PCI DSS has seen several updates over the years, introducing new requirements and undergoing significant updates. The release of PCI DSS 4.0, published on March 31, 2022, introduced 64 new requirements to address critical architectural, control, and design risks organisations encounter when accepting and processing payment card transactions. With the final stage taking effect next year, organisations have until March 31, 2025 to comply with these new requirements – the countdown is on.
On this basis, here are six significant changes that organisations should know about ahead of PCI DSS 4.0:
- Customised implementation: Organisations have the power to choose the most suitable methods and technologies to meet their security goals, so long as they can prove and document their effectiveness. This flexibility allows for the free adoption of innovative compliance strategies, ensuring greater compliance.
- Security as a continuous process: Firms need to continuously monitor and evaluate their security posture, including that of their supply chain, on an ongoing basis. Organisations must also undertake validation activities at least annually or in response to significant changes.
- Strong authentication and encryption: Organisations must employ stronger and more secure methods to verify the identity of users, devices, and systems, while ensuring the confidentiality and integrity of cardholder data, whether in transit or at rest.
- Secure system components: PCI DSS encompasses all system components involved in capturing, processing, or storing cardholder data, ensuring holistic, comprehensive protection.
- Advanced and diverse payment fraud detection: Organisations are responsible for employing more sophisticated and varied techniques for detecting and preventing fraud, such as tokenisation, point-to-point encryption, and biometrics.

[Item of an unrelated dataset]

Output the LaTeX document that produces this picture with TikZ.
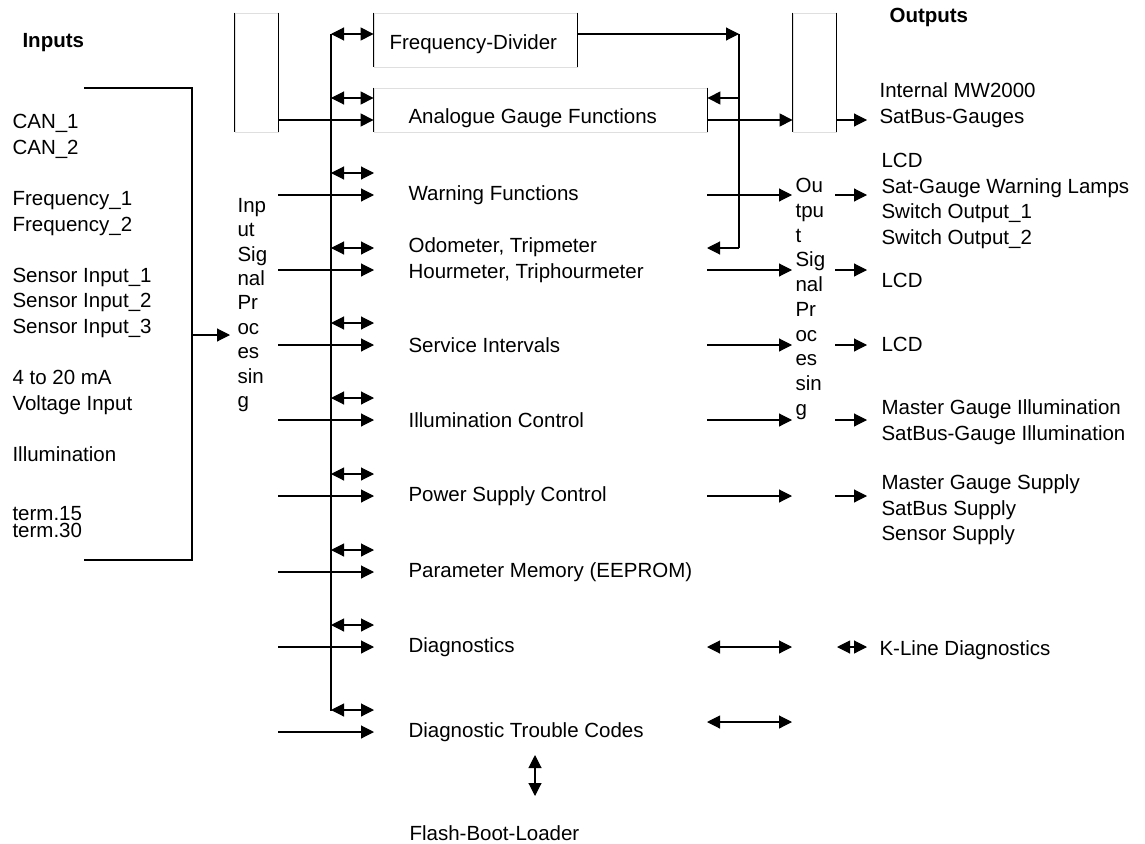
\documentclass[tikz,border=0pt]{standalone}
\usepackage{fontspec}
\setmainfont{Liberation Sans}
\usetikzlibrary{arrows.meta, positioning}

\begin{document}
\begin{tikzpicture}[x=1pt, y=-1pt, line width=1.1pt, >={Triangle[length=13pt,width=13pt]},
    lbl/.style={anchor=west, inner sep=0pt, align=left, font=\fontsize{20.5}{25.6}\selectfont},
    head/.style={lbl, font=\fontsize{20.5}{25.6}\selectfont\bfseries},
    frame/.style={draw=gray!25, line width=0.8pt, inner sep=0pt}]
  \useasboundingbox (0,0) rectangle (1145,843);

  % bars and boxes
  \node[frame, minimum width=43pt, minimum height=119pt] (inproc) at (256.5,72.5) {};
  \node[frame, minimum width=43pt, minimum height=119pt] (outproc) at (814.5,72.5) {};
  \node[frame, minimum width=203pt, minimum height=54pt] (freqdiv) at (475.5,40) {};
  \node[frame, minimum width=333pt, minimum height=44pt] (analog) at (540.5,110) {};
  \foreach \b in {inproc, outproc, freqdiv, analog} {
    \draw (\b.north west) -- (\b.south west);
    \draw (\b.north east) -- (\b.south east);
  }
  \node[lbl] (fdtext) at (389,44) {Frequency-Divider};
  \node[lbl] (agtext) at (408,118) {Analogue Gauge Functions};

  % headings and inputs
  \node[head] (ins) at (22,43) {Inputs};
  \node[head] (outs) at (889,17) {Outputs};
  \node[lbl] (inlist) at (12,288) {CAN\_1\\CAN\_2\\[25.6pt]Frequency\_1\\Frequency\_2\\[25.6pt]Sensor Input\_1\\Sensor Input\_2\\Sensor Input\_3\\[25.6pt]4 to 20 mA\\Voltage Input\\[25.6pt]Illumination};
  \node[lbl, font=\fontsize{20.5}{17}\selectfont] (term) at (12,522) {term.15\\term.30};
  \draw (84,88) -- (192,88) -- (192,560) -- (84,560);
  \draw[->] (192,335) -- (230,335);

  % signal processing texts
  \node[lbl, font=\fontsize{20.5}{24.4}\selectfont] (inptext) at (237,305) {Inp\\ut\\Sig\\nal\\Pr\\oc\\es\\sin\\g};
  \node[lbl, font=\fontsize{20.5}{24.7}\selectfont] (outptext) at (795,299) {Ou\\tpu\\t\\Sig\\nal\\Pr\\oc\\es\\sin\\g};

  % bus
  \draw (331,34) -- (331,711);
  \draw[<->] (331,34) -- (freqdiv.west |- 0,34);
  \draw[<->] (331,98) -- (analog.west |- 0,98);
  \draw[->] (inproc.east |- 0,120) -- (analog.west |- 0,120);

  % functions
  \foreach \n/\y/\t [evaluate=\y as \yd using \y-22] in {warn/195/{Warning Functions}, serv/345/{Service Intervals}, illum/420/{Illumination Control}, power/496/{Power Supply Control}, param/572/{Parameter Memory (EEPROM)}, diag/647/{Diagnostics}, dtc/732/{Diagnostic Trouble Codes}} {
    \node[lbl] (\n) at (408,\y) {\t};
    \draw[<->] (331,\yd) -- (374,\yd);
    \draw[->] (278,\y) -- (374,\y);
  }
  \node[lbl] (odo) at (408,260) {Odometer, Tripmeter\\Hourmeter, Triphourmeter};
  \draw[<->] (331,248) -- (374,248);
  \draw[->] (278,270) -- (374,270);

  \node[lbl] (flash) at (409,833) {Flash-Boot-Loader};
  \draw[<->] (535,755) -- (535,796);

  % feedback from frequency divider
  \draw[->] (freqdiv.east |- 0,34) -- (739,34);
  \draw (739,34) -- (739,248);
  \draw[->] (739,98) -- (analog.east |- 0,98);
  \draw[->] (739,248) -- (707,248);

  % outputs
  \draw[->] (analog.east |- 0,120) -- (outproc.west |- 0,120);
  \draw[->] (outproc.east |- 0,120) -- (867,120);
  \foreach \y in {195,270,345,420,496} {
    \draw[->] (707,\y) -- (792,\y);
    \draw[->] (835,\y) -- (867,\y);
  }
  \draw[<->] (707,647) -- (792,647);
  \draw[<->] (707,722) -- (792,722);
  \draw[<->] (837,647) -- (867,647);

  \node[lbl] (mw) at (879,105) {Internal MW2000\\SatBus-Gauges};
  \node[lbl] (lcd1) at (881,201) {LCD\\Sat-Gauge Warning Lamps\\Switch Output\_1\\Switch Output\_2};
  \node[lbl] (lcd2) at (881,280) {LCD};
  \node[lbl] (lcd3) at (881,344) {LCD};
  \node[lbl] (illout) at (881,422) {Master Gauge Illumination\\SatBus-Gauge Illumination};
  \node[lbl] (supout) at (881,510) {Master Gauge Supply\\SatBus Supply\\Sensor Supply};
  \node[lbl] (kline) at (879,650) {K-Line Diagnostics};
\end{tikzpicture}
\end{document}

- Continual compliance: Organisations are obligated to assess their security posture and document their control effectiveness on a continual basis, not just annually. Organisations must continuously assess their security posture and document their control effectiveness rather than annually.
Compliance with PCI DSS 4.0 involves three stages over two years. The first stage, in effect since 2022, included 13 new requirements that organisations must meet. Stage 2 went into effect on March 31, upon the retirement of PCI DSS 3.2.1 version. The third and final stage, starting on April 1, 2025, requires the implementation of 51 best practices.
Failure to comply with PCI DSS 4.0 can have severe financial consequences, with fines for non-compliance ranging from US$5,000 to US$100,000 monthly, depending on the volume and length of non-compliance.
It’s not all about compliance
Instead of seeing PCI DSS 4.0 compliance as a tick box exercise, business and security leaders must instead view the transition 0 as an opportunity to enhance their organisation’s security posture, integrate cybersecurity with fraud management, and revolutionise the protection of cardholder data. To actively work towards these goals, organisations must place equal importance on application and data security.
That being said, PCI DSS 4.0 represents a significant update that demands substantial effort from organisations to achieve compliance. Companies that have yet to begin, should treat this as a decisive moment to organise their compliance strategy, and get their efforts underway. The process of budgeting, planning, implementing, testing, and validating solutions require time and should not be rushed.
Organisations should strive to adopt PCI DSS best practice to alleviate the compliance burden, including:
- Undertake an audit to identify and list all bespoke, custom and third-party software and APIs within the organisation’s tech inventory. By establishing this clear view, organisations are able to better manage vulnerabilities that may occur in the processing, receiving, transmitting, and storing of cardholder data.
- Implement a broader range of advanced techniques for fraud detection and prevention, including the use of bot detection and management.
- Avoid using web browser-based applications to capture cardholder data, as these can expose data to unauthorised parties. Malicious client-side scripts (javascript), often injected into the end user’s browser and application experience by cyber criminals, pose a significant risk. These scripts have the potential to copy cardholder data as it’s keyed into the application by users and transmit it to an unauthorised 3rd party data collection point. To address this, organisations should ensure policies are in place only to allow authorised scripts to interact with a payment web page. Additionally, they should restrict the locations from which a payment page can be loaded and use the content security policy of the parent page to prevent unauthorised content from replacing the payment page. At the very least, organisations must ensure they have Client-Side Protection to provide security for their computer’s browser.
- Monitor and block unintended behavior within an application. Runtime application self-protection (RASP) technology can detect and block anomalous behavior by the entire software and application stack during execution.
- Establish the ability to automatically identify and prevent web-based attacks by deploying a Web Application Firewall (WAF) that extends to API protection.
The way forward
Organisations must actively integrate a robust application security strategy as a core component of PCI DSS 4.0 and view the transition as more than a compliance checkbox. By embedding best security practices, they can ensure there is a critical line of defence for their most valuable assets – data. With the deployment of strong data security measures like tokenisation, point-to-point encryption, and biometrics, organisations can create comprehensive cardholder environment protection.
A cohesive security approach that merges application and data safeguards enables organisations to simplify compliance, fortify data protection, prevent expensive breaches, and uphold customer confidence. And with over a quarter (26%) of consumers having abandoned a brand or service because of concerns about how their personal data was being used, there’s rationale to prioritise data security more than ever.
PCI DSS 4.0 is just around the corner, but there is still time for organisations to plan strategically and utilise technology to make sure they are compliant well ahead of time.